Monday, January 31, 2011
Sunday, January 30, 2011
As you can tell by the complete lack of photos here my first day of enameling was a bust. Maybe I should have tried to do more than just counter-enamel one dog tag? Hey! It was a shitty day! One try was all I had in me. Tomorrow I will hope for better results (and more patience). If I have any success you'll get pics. Don't hold your breath....haha
Thursday, January 20, 2011
sweet David, my 19 year old has played golf since he was 4. he has like 20 trophies in his room from various tournaments. He played Varsity in high school. In the past year he has decided to learn how to skate. he never owned a pair as a kid, never went to a roller rink or ice skating. a few months ago he dropped the bomb that he wanted to play hockey. I was hoping it was a phase, tho I should have known better. He is just like his dad with stuff like that. once they get interested it becomes an obsession. now he has joined a league and we went to watch them play tonight. what happened to my baby? he was out there holding his own with grown men. and those guys are really mean and aggressive. it was shocking. I liked golf better. I think I even like scuba diving better. hockey made my tummy hurt.
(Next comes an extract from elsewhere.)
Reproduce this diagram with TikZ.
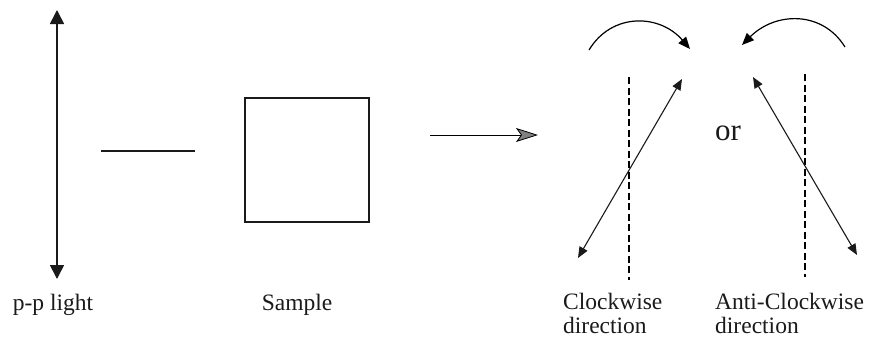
\documentclass[tikz,border=0pt]{standalone}
\usepackage{fontspec}
\setmainfont{Liberation Serif}
\usepackage{tikz}
\usetikzlibrary{arrows.meta, positioning, calc}
\definecolor{psInk}{HTML}{1A1A1A}
\definecolor{psTip}{HTML}{808080}

\begin{document}
\begin{tikzpicture}[x=1pt, y=-1pt, every node/.style={font=\fontsize{23.5}{27}\selectfont, text=psInk},
        beam/.style={draw=psInk, line width=1.6pt, {Triangle[length=14pt, width=14pt]}-{Triangle[length=14pt, width=14pt]}},
        tilted/.style={draw=psInk, line width=1.1pt, {Triangle[length=11pt, width=9pt]}-{Triangle[length=11pt, width=9pt]}},
        turn/.style={-{Triangle[length=12pt, width=10pt]}, line width=1.2pt},
        axis/.style={draw=black, line width=1.5pt, dash pattern=on 7pt off 3.5pt}]
        \useasboundingbox (0,0) rectangle (870,340);
        % polariser and sample
        \coordinate (pTop) at (57,10);
        \coordinate (pBot) at (57,279);
        \draw[beam] (pTop) -- (pBot);
        \coordinate (slitL) at (101,151);
        \coordinate (slitR) at (195,151);
        \draw[draw=psInk, line width=1.8pt] (slitL) -- (slitR);
        \node[draw=psInk, line width=1.6pt, minimum width=124pt, minimum height=124pt] (sample) at (307,160) {};
        \node (plight) at (53,305) {p-p light};
        \node (samplelbl) at (297,305) {Sample};
        % result arrow
        \coordinate (goL) at (430,135);
        \coordinate (goR) at (538,135);
        \draw[-{Stealth[length=22pt, width=14pt, inset=5pt, fill=psTip, line width=0.8pt]}, draw=black, line width=1pt] (goL) -- (goR);
        % clockwise
        \coordinate (cwTop) at (629,77);
        \coordinate (cwBot) at (629,280);
        \draw[axis] (cwTop) -- (cwBot);
        \coordinate (cwA) at (578,258);
        \coordinate (cwB) at (682,79);
        \draw[tilted] (cwA) -- (cwB);
        \coordinate (cwS) at (589,50);
        \coordinate (cwE) at (690,49);
        \draw[turn] (cwS) .. controls (612,12) and (660,14) .. (cwE);
        \node[align=left, anchor=north west, inner sep=0pt] (cwlbl) at (563,293) {Clockwise\\[-3pt]direction};
        % anti-clockwise
        \coordinate (acTop) at (805,74);
        \coordinate (acBot) at (805,277);
        \draw[axis] (acTop) -- (acBot);
        \coordinate (acA) at (857,255);
        \coordinate (acB) at (753,77);
        \draw[tilted] (acA) -- (acB);
        \coordinate (acS) at (845,47);
        \coordinate (acE) at (742,45);
        \draw[turn] (acS) .. controls (822,10) and (775,12) .. (acE);
        \node[align=left, anchor=north west, inner sep=0pt] (aclbl) at (715,293) {Anti-Clockwise\\[-3pt]direction};
        \node[font=\fontsize{31}{34}\selectfont] (orlbl) at (728,133) {or};
      \end{tikzpicture}
\end{document}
Wednesday, January 19, 2011
I'm all booked for The Bead and Button Show in June. Which made me giddy for about 24 hours. Now the creepy sad feelings are returning. Actually, that may have been the longest stretch of happiness I have felt in a year. Suffering from depression is a horrible umbrella to live under. I also tend towards anxiety/panic although that seems pretty controlled by my meds. I felt for a long time that the depression was under control too. I would still get it, just maybe a few days a month. I realize the past year or so has been hell for me, so I'm adding situational depression on top of chemical but shit, why can't I shake it? I have gained about 10 pounds this year which isn't helping. I know people aren't always so upfront about this stuff but I have nothing to hide. It's part of who I am. And I was ok with that when it was a few days a month. I don't think I have made it through a day without crying in almost a year. I really want to be happy again. I do have moments of extreme happiness. The kids are always good at making me happy. But it never lasts. It seems lately that happiness disappears like a puff of smoke. So fleeting I can barely grasp it. Hardly enjoy it. Yesterday I made an effort to stay happy all day and it worked. I woke up today with the same goal but old hurts crashed in and pulled the happy away. How do you learn to "let things go"? How can I "forgive and forget" all the pain? There has to be a way to banish these feelings once and for all. At least for the past.
Monday, January 17, 2011
Instead of a nice, restful 3 day weekend I decided to cram in as much as possible. Saturday: moved stuff out of Hannah's room and began painting. It wasn't long before I snuck out and left the remaining 3 walls to Chris and Hannah to finish. tee hee. Next was assembling her new night stand. When I read "some assembly required" I don't think "this will come in a small box of pieces and you will, for all intents and purposes build this yourself". But that's what it was. 3 hours later we had a painted bedroom and a nightstand. Hannah and I felt pretty good about the nightstand, I must say. Sunday: Build the matching dresser and remove all old furniture from Hannah's room. Put on new bedding and finish the desk I started building last weekend. Monday: take Hannah shopping for a Winter Formal dress, shoes and jewelry. Stop at Target too. I am so tired I can't see straight. I'm gonna go to bed now, I'll try to post pictures tomorrow. If I get out of bed. Haha.
Saturday, January 8, 2011
The studio has been taken apart, carpet pulled up, holes spackled and walls painted. I built a desk and shelving....well, put together from "easy to assemble" stuff. I have dragged everything back in, organized it and put it in it's new home. It looks so spacious and wonderful. Too bad I'm too tired to create anything now.
Monday, January 3, 2011
Christmas is packed and done. sort of. the boxes are still pilled high under my staircase but soon they will go up up up to the rafters in the sky. well, garage. The house, of course is still as mess. I have undertaken too many projects all at once and the house is suffering for it. David is trying to organize his room to incorporate all the things he took of my dad's. books, and pictures and knives and magazines. all piled up on the floor. so he is working on that. Hannah has decided her "baby furniture" has to go and wants her room completely re-done. all furniture replaced, new bedding, room painted. so there is that little mess. I have decided a lot of things in the house need to find new homes (trash). AND I have started a tiny little project of re-doing my office/studio AGAIN! It's just so cold and garage-y out here. I would like to get rid of all the art/craft stuff that doesn't pertain to jewelry and make it cozier in here. So that is how we are beginning the New Year at my house. Huge piles of junk and such all over the place. Fun fun.